- Hoxby uses evidence from three school choice programs (Milwaukee, Michigan and Arizona).
- For all three school choice systems Hoxby finds that competition raised productivity and achievement in public schools exposed to competition – schools improving relative to both their own pre-choice performance, and relative to other schools not subject to competition.
- Moreover, the greater the degree of competition, the greater the productivity gains.
- Hoxby presents evidence from six recent studies, the most striking result being that achievement gains appear to be restricted to black students, or groups largely composed of black students.
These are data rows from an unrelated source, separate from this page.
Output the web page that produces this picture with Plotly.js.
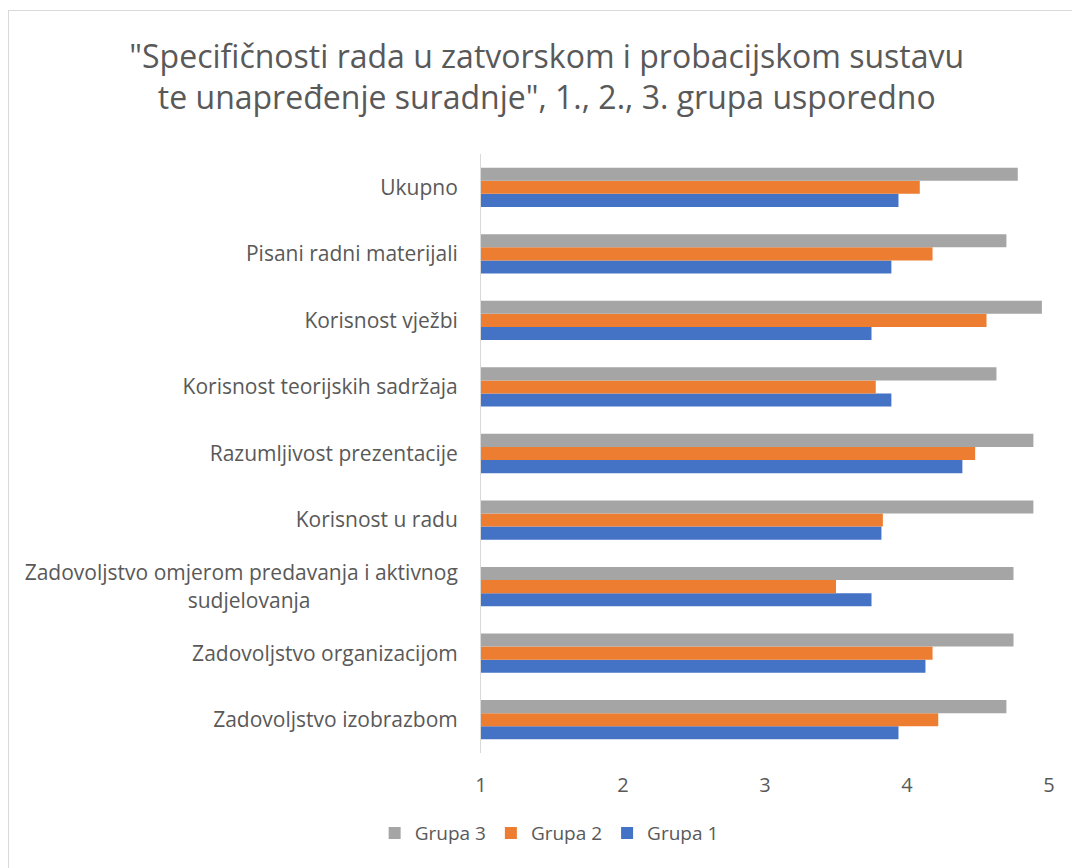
<!DOCTYPE html>
<html>
<head>
<meta charset="utf-8">
<script src="https://cdn.plot.ly/plotly-3.0.1.min.js"></script>
<style>
html,body{margin:0;padding:0;background:#fff;overflow:hidden;}
#chart{width:1072px;height:868px;}
#frame{position:absolute;left:8px;top:10px;width:1080px;height:880px;border:1.5px solid #d9d9d9;pointer-events:none;}
</style>
</head>
<body>
<div id="chart"></div>
<div id="frame"></div>
<script>
const categories = [
  "Ukupno",
  "Pisani radni materijali",
  "Korisnost vježbi",
  "Korisnost teorijskih sadržaja",
  "Razumljivost prezentacije",
  "Korisnost u radu",
  "Zadovoljstvo omjerom predavanja i aktivnog<br>sudjelovanja" + "\u00a0".repeat(27),
  "Zadovoljstvo organizacijom",
  "Zadovoljstvo izobrazbom"
];
const grupa1 = [3.94, 3.89, 3.75, 3.89, 4.39, 3.82, 3.75, 4.13, 3.94];
const grupa2 = [4.09, 4.18, 4.56, 3.78, 4.48, 3.83, 3.50, 4.18, 4.22];
const grupa3 = [4.78, 4.70, 4.95, 4.63, 4.89, 4.89, 4.75, 4.75, 4.70];
const xTicks = [1, 2, 3, 4, 5];

const font = "'Open Sans', sans-serif";
const txt = "#595959";

const traces = [
  {type:"bar", orientation:"h", name:"Grupa 1", y:categories, x:grupa1.map(v=>v-1), base:1, marker:{color:"#4472c4"}},
  {type:"bar", orientation:"h", name:"Grupa 2", y:categories, x:grupa2.map(v=>v-1), base:1, marker:{color:"#ed7d31"}},
  {type:"bar", orientation:"h", name:"Grupa 3", y:categories, x:grupa3.map(v=>v-1), base:1, marker:{color:"#a5a5a5"}}
];

const layout = {
  width: 1072, height: 868,
  paper_bgcolor: "#ffffff", plot_bgcolor: "#ffffff",
  margin: {l: 481, r: 23, t: 154, b: 115},
  title: {
    text: "\"Specifičnosti rada u zatvorskom i probacijskom sustavu<br>te unapređenje suradnje\", 1., 2., 3. grupa usporedno",
    font: {family: font, size: 32, color: txt},
    x: 0.51, xanchor: "center", y: 0.922, yanchor: "middle"
  },
  barmode: "group",
  bargap: 0.41, bargroupgap: 0,
  xaxis: {
    range: [1, 5], tickvals: xTicks, ticktext: xTicks.map(String),
    showgrid: false, zeroline: false, showline: false,
    ticks: "", ticklabelstandoff: 18, automargin: false,
    tickfont: {family: font, size: 20, color: txt},
    fixedrange: true
  },
  yaxis: {
    categoryorder: "array", categoryarray: categories.slice().reverse(),
    showline: true, linecolor: "#d9d9d9", linewidth: 1,
    showgrid: false, zeroline: false, ticks: "",
    ticklabelstandoff: 18, automargin: false,
    tickfont: {family: font, size: 21, color: txt},
    fixedrange: true
  },
  legend: {
    orientation: "h", traceorder: "reversed",
    x: 0.12, xanchor: "center", y: -0.102, yanchor: "top",
    itemwidth: 30,
    font: {family: font, size: 19, color: txt}
  },
  showlegend: true
};

Plotly.newPlot("chart", traces, layout, {displayModeBar: false, staticPlot: true});
</script>
</body>
</html>
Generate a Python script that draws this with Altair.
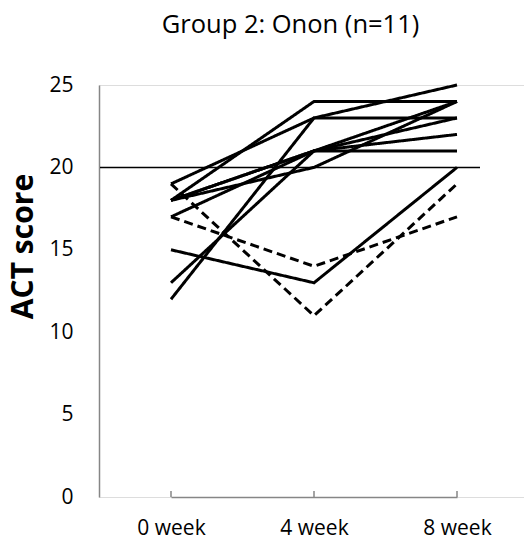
import altair as alt
import pandas as pd

# ---- data ----
weeks = ["0 week", "4 week", "8 week"]
week0 = [19, 18, 12, 13, 18, 18, 17, 18, 15, 17, 19]
week4 = [23, 24, 23, 21, 21, 21, 21, 20, 13, 14, 11]
week8 = [25, 24, 23, 21, 24, 22, 23, 24, 20, 17, 19]
line_style = ["solid"] * 9 + ["dashed"] * 2
y_ticks = [0, 5, 10, 15, 20, 25]
threshold = [20]

rows = []
for i in range(len(week0)):
    for w, v in zip(weeks, (week0[i], week4[i], week8[i])):
        rows.append({"pid": i, "week": w, "score": v, "style": line_style[i]})
df = pd.DataFrame(rows)
ticks_df = pd.DataFrame({"week": weeks})
thr_df = pd.DataFrame({"score": threshold})

FONT = "Open Sans"
AXIS_GREY = "#868686"

x_scale = alt.Scale(type="point", range=[72, 358], padding=0)
y_scale = alt.Scale(domain=[0, 25], nice=False, zero=True)

x_enc = alt.X("week:N", sort=weeks, scale=x_scale,
              axis=alt.Axis(title=None, labelAngle=0, labelFont=FONT, labelFontSize=21,
                            labelColor="#000", labelPadding=20, ticks=False,
                            domainColor=AXIS_GREY, domainWidth=1.5, grid=False))
y_enc = alt.Y("score:Q", scale=y_scale,
              axis=alt.Axis(values=y_ticks, title="ACT score", titleFont=FONT, titleFontSize=30,
                            titleFontWeight="bold", titleColor="#000", titleAngle=270,
                            titleAlign="center", titleBaseline="middle", titleX=-76, titleY=161,
                            labelFont=FONT, labelFontSize=21, labelColor="#000", labelPadding=26,
                            ticks=False, domainColor=AXIS_GREY, domainWidth=1.5, grid=False))

lines = alt.Chart(df).mark_line(color="black", strokeWidth=3).encode(
    x=x_enc,
    y=y_enc,
    detail="pid:N",
    strokeDash=alt.StrokeDash("style:N",
                              scale=alt.Scale(domain=["solid", "dashed"], range=[[1, 0], [9, 5]]),
                              legend=None),
)

ticks = alt.Chart(ticks_df).mark_rule(color=AXIS_GREY, strokeWidth=1.5).encode(
    x=x_enc,
    y=alt.value(412),
    y2=alt.value(406),
)

ref = alt.Chart(thr_df).mark_rule(color="black", strokeWidth=1.5).encode(
    y=y_enc,
    x=alt.value(1),
    x2=alt.value(381),
)

chart = alt.layer(ticks, lines, ref).properties(
    width=425,
    height=412,
    padding={"left": 99, "top": 85, "right": 0, "bottom": 43},
    autosize=alt.AutoSizeParams(type="none"),
    title=alt.TitleParams("Group 2: Onon (n=11)", font=FONT, fontSize=25.5, fontWeight="normal",
                          color="#000", anchor="middle", dx=-21, offset=36),
).configure_view(strokeWidth=0).configure(background="white")

chart.save("out.html", embed_options={"renderer": "svg", "actions": False})
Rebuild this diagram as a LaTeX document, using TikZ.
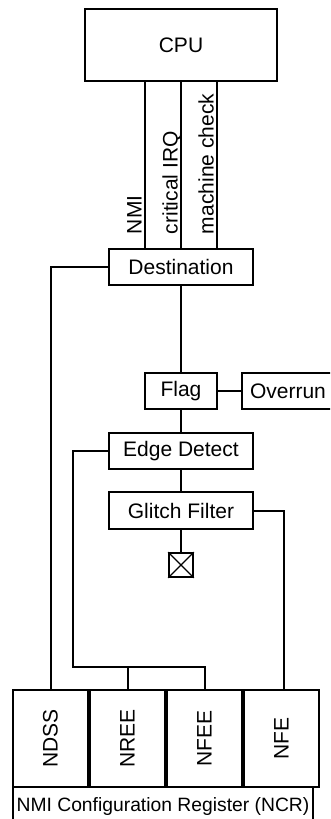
\documentclass[tikz,border=0pt]{standalone}
\usepackage{fontspec}
\setmainfont{Liberation Sans}
\usepackage{graphicx}
\usepackage{tikz}
\usetikzlibrary{positioning,calc}

\begin{document}
\begin{tikzpicture}[x=1pt,y=-1pt,line width=2pt,
  blk/.style={draw,rectangle,inner sep=0pt,minimum width=144pt,minimum height=36pt,font=\fontsize{21}{25}\selectfont},
  sig/.style={rotate=90,anchor=base west,inner sep=0pt,font=\fontsize{21}{25}\selectfont},
  bit/.style={draw,rectangle,inner sep=0pt,minimum width=75pt,minimum height=97pt,font=\fontsize{21}{25}\selectfont}]
  \path[use as bounding box,clip] (0,0) rectangle (330,819);
  % blocks
  \node[blk,minimum width=192pt,minimum height=72pt] (cpu) at (181,45) {CPU};
  \node[blk] (dest) at (181,267) {Destination};
  \node[blk,minimum width=72.5pt] (flag) at (181,391) {Flag};
  \node[blk,minimum width=0pt,inner xsep=8pt,text width=110pt,align=left,anchor=west] (overrun) at (241,391) {Overrun};
  \node[blk] (edge) at (181,451) {Edge Detect};
  \node[blk,minimum height=37pt] (glitch) at (181,510.5) {Glitch Filter};
  \node[draw,rectangle,inner sep=0pt,minimum size=24pt,line width=1.6pt] (pin) at (181,565) {};
  \draw[line width=1.3pt] (pin.north west) -- (pin.south east) (pin.north east) -- (pin.south west);
  % register
  \node[bit] (ndss) at (50.5,738.5) {\rotatebox{90}{NDSS}};
  \node[bit,right=0pt of ndss] (nree) {\rotatebox{90}{NREE}};
  \node[bit,right=0pt of nree] (nfee) {\rotatebox{90}{NFEE}};
  \node[bit,right=0pt of nfee] (nfe) {\rotatebox{90}{NFE}};
  \node[draw,rectangle,inner sep=0pt,minimum width=300pt,minimum height=39pt,
    font=\fontsize{19.3}{23}\selectfont] (ncr) at (163,806.5) {NMI Configuration Register (NCR)};
  % cpu signals
  \foreach \dx/\lbl in {-36/NMI,0/critical IRQ,36/machine check}{
    \draw ([xshift=\dx pt]dest.north) -- ([xshift=\dx pt]dest.north |- cpu.south);
    \node[sig] at ([xshift=\dx pt-3.5pt,yshift=13pt]dest.north) {\lbl};
  }
  % connectors
  \draw (dest.south) -- (flag.north);
  \draw (flag.east) -- (overrun.west);
  \draw (flag.south) -- (edge.north);
  \draw (edge.south) -- (glitch.north);
  \draw (glitch.south) -- (pin.north);
  \draw (dest.west) -| (ndss.north);
  \coordinate (bus) at (73,667);
  \draw (edge.west) -| (bus) -| (nfee.north);
  \draw (nree.north) -- (nree.north |- bus);
  \draw (glitch.east) -| ([xshift=2pt]nfe.north);
\end{tikzpicture}
\end{document}
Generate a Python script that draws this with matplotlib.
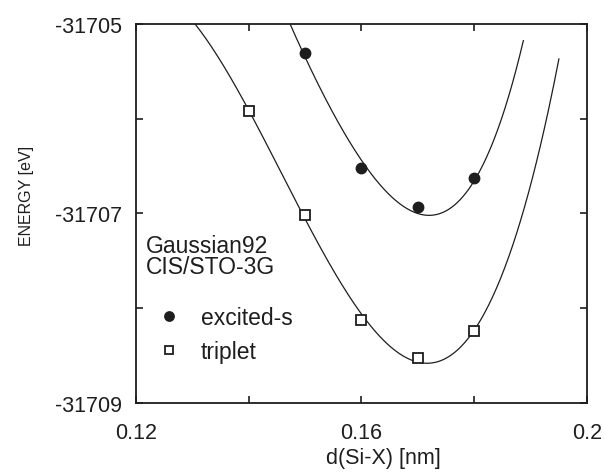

- However Hoxby maintains that the achievement question is ‘essentially wrong-headed’, as we should be concerned about productivity, and the effect of competition on public schools.
- Hoxby notes that the theoretical findings regarding cream-skimming are mixed, and extremely sensitive to assumptions about the nature of the program and school behaviour.
- She finds that, if anything, charter schools are disproportionately drawing minority and under-achieving pupils. This is unsurprising (the schemes she studies were designed to target these groups) but makes the point that cream-skimming need not be a general outcome of choice programs.
- Hoxby concludes by enjoining researchers to ensure that they clearly describe the structure and incentives generated by choice programs they study, to avoid generating ‘a muddle of evidence’.